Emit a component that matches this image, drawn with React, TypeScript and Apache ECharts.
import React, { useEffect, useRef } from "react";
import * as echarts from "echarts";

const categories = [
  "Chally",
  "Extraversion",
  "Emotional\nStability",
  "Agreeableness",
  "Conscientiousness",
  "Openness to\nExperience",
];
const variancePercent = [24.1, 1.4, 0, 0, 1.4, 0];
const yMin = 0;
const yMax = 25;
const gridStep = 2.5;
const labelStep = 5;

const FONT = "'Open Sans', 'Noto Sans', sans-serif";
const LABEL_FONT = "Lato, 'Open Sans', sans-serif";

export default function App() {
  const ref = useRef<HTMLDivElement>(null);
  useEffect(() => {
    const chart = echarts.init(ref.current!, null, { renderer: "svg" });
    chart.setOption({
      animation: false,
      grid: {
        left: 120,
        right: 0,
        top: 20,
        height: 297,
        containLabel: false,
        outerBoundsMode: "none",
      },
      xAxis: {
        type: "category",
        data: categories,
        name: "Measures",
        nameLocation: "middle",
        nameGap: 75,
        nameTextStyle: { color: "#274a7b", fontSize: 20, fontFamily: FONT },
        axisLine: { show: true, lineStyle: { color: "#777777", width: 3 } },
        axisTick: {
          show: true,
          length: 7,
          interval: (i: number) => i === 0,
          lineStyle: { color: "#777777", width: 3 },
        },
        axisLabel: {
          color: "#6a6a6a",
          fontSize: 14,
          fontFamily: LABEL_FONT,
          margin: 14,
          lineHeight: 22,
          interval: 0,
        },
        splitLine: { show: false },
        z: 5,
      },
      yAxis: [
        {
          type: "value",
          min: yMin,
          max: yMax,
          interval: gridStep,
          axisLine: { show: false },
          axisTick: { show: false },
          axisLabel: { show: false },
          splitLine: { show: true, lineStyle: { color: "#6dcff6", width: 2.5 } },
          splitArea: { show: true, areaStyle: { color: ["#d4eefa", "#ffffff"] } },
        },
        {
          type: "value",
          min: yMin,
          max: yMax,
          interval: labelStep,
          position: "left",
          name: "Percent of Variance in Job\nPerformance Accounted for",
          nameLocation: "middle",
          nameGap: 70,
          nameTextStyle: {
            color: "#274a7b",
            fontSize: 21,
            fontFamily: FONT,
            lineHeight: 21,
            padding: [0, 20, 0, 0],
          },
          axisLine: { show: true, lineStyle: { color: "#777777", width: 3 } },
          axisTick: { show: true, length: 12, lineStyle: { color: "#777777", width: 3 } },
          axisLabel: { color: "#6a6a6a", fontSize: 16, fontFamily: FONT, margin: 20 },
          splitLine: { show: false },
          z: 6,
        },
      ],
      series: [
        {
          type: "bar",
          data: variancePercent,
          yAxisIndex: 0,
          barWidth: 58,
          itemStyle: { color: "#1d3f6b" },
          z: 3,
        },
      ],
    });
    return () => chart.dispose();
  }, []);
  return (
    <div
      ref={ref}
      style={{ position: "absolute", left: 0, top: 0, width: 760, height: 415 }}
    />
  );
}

---------------

** Work instructions **
Please repeat the listing exactly, with nothing left out.

** Full output **
Emit a component that matches this image, drawn with React, TypeScript and Apache ECharts.
import React, { useEffect, useRef } from "react";
import * as echarts from "echarts";

const categories = [
  "Chally",
  "Extraversion",
  "Emotional\nStability",
  "Agreeableness",
  "Conscientiousness",
  "Openness to\nExperience",
];
const variancePercent = [24.1, 1.4, 0, 0, 1.4, 0];
const yMin = 0;
const yMax = 25;
const gridStep = 2.5;
const labelStep = 5;

const FONT = "'Open Sans', 'Noto Sans', sans-serif";
const LABEL_FONT = "Lato, 'Open Sans', sans-serif";

export default function App() {
  const ref = useRef<HTMLDivElement>(null);
  useEffect(() => {
    const chart = echarts.init(ref.current!, null, { renderer: "svg" });
    chart.setOption({
      animation: false,
      grid: {
        left: 120,
        right: 0,
        top: 20,
        height: 297,
        containLabel: false,
        outerBoundsMode: "none",
      },
      xAxis: {
        type: "category",
        data: categories,
        name: "Measures",
        nameLocation: "middle",
        nameGap: 75,
        nameTextStyle: { color: "#274a7b", fontSize: 20, fontFamily: FONT },
        axisLine: { show: true, lineStyle: { color: "#777777", width: 3 } },
        axisTick: {
          show: true,
          length: 7,
          interval: (i: number) => i === 0,
          lineStyle: { color: "#777777", width: 3 },
        },
        axisLabel: {
          color: "#6a6a6a",
          fontSize: 14,
          fontFamily: LABEL_FONT,
          margin: 14,
          lineHeight: 22,
          interval: 0,
        },
        splitLine: { show: false },
        z: 5,
      },
      yAxis: [
        {
          type: "value",
          min: yMin,
          max: yMax,
          interval: gridStep,
          axisLine: { show: false },
          axisTick: { show: false },
          axisLabel: { show: false },
          splitLine: { show: true, lineStyle: { color: "#6dcff6", width: 2.5 } },
          splitArea: { show: true, areaStyle: { color: ["#d4eefa", "#ffffff"] } },
        },
        {
          type: "value",
          min: yMin,
          max: yMax,
          interval: labelStep,
          position: "left",
          name: "Percent of Variance in Job\nPerformance Accounted for",
          nameLocation: "middle",
          nameGap: 70,
          nameTextStyle: {
            color: "#274a7b",
            fontSize: 21,
            fontFamily: FONT,
            lineHeight: 21,
            padding: [0, 20, 0, 0],
          },
          axisLine: { show: true, lineStyle: { color: "#777777", width: 3 } },
          axisTick: { show: true, length: 12, lineStyle: { color: "#777777", width: 3 } },
          axisLabel: { color: "#6a6a6a", fontSize: 16, fontFamily: FONT, margin: 20 },
          splitLine: { show: false },
          z: 6,
        },
      ],
      series: [
        {
          type: "bar",
          data: variancePercent,
          yAxisIndex: 0,
          barWidth: 58,
          itemStyle: { color: "#1d3f6b" },
          z: 3,
        },
      ],
    });
    return () => chart.dispose();
  }, []);
  return (
    <div
      ref={ref}
      style={{ position: "absolute", left: 0, top: 0, width: 760, height: 415 }}
    />
  );
}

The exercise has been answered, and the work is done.